A highway cuts across the Amazon Basin, bisecting virgin rainforest. (Photo courtesy Dr. Anna Ross/Christian Brothers University)
These measures show promise, the researchers say, but do not go nearly far enough because they fail to address the proliferation of new highways and infrastructure projects that penetrate deep into the heart of the Amazon rainforest.

"If Brazil does not curtail the expansion of new highways and transportation projects, the net result will not only be further increases in Amazon forest destruction, but fragmentation of the surviving forests on an unprecedented spatial scale," Laurance warned.

The government is making an effort to achieve sustainable forest management in some areas. On Thursday, IBAMA Executive Director Paulo Maier told a seminar on planning for the Tapajos National Forest that there would be collaboration between the government environment agency and local communities.
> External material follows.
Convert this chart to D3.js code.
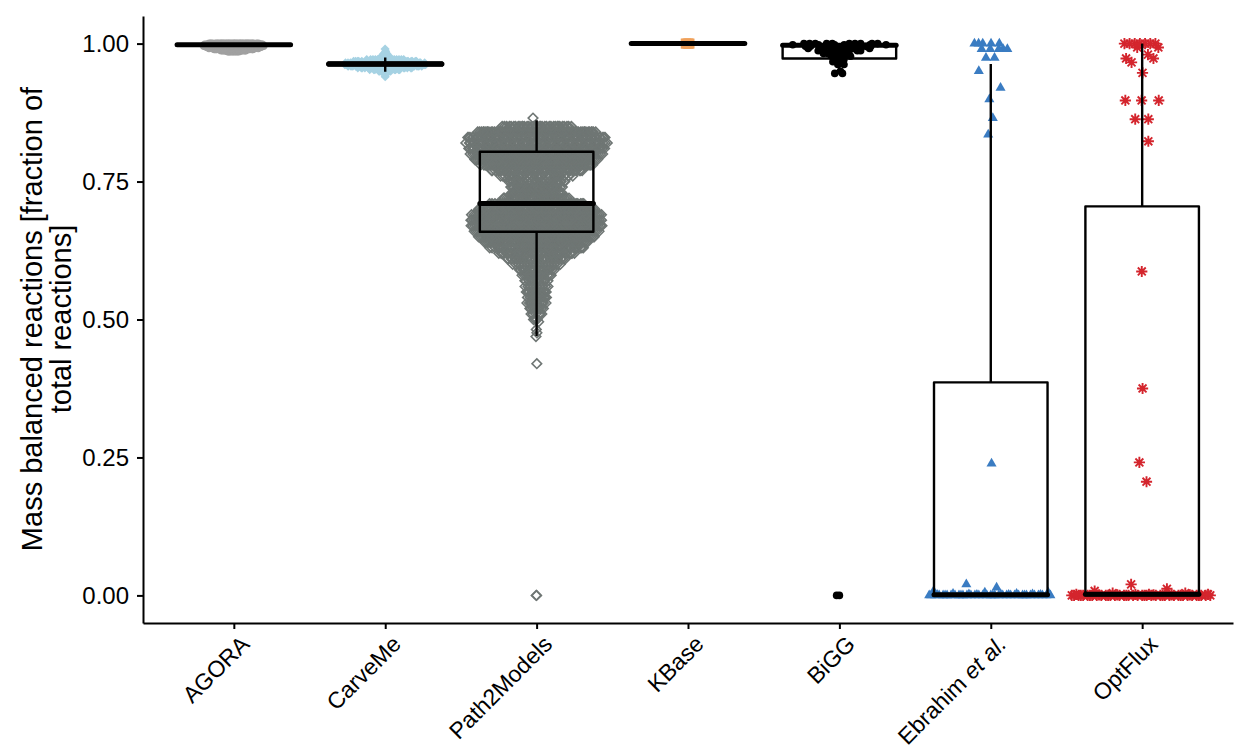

Project coordinator Angelo Francisco, the seminar’s objective was reached through discussion of park management with community representatives. He will direct the form in which natural resources will be used in the Tapajos National Forest with respect to timber, wild animals and fishing resources, with the goal of generating employment and income for the families that habitat the Conservation Unit.

The Tapajos National Forest, located in the west of Para State, is the only one in Brazil that has a forest management program for sustainable production of industrialized timber. This project was started in 1999 with financial support from the International Organization of Tropical Timber (ITTO) and is intended to serve as a forestry management model for other national forests in Amazonia.

Inside the Tapajos Flona, which covers 600,000 hectares, research projects on climate change are being conducted by three research institutions including the Federal University of Para Emilio Goeldi Museum.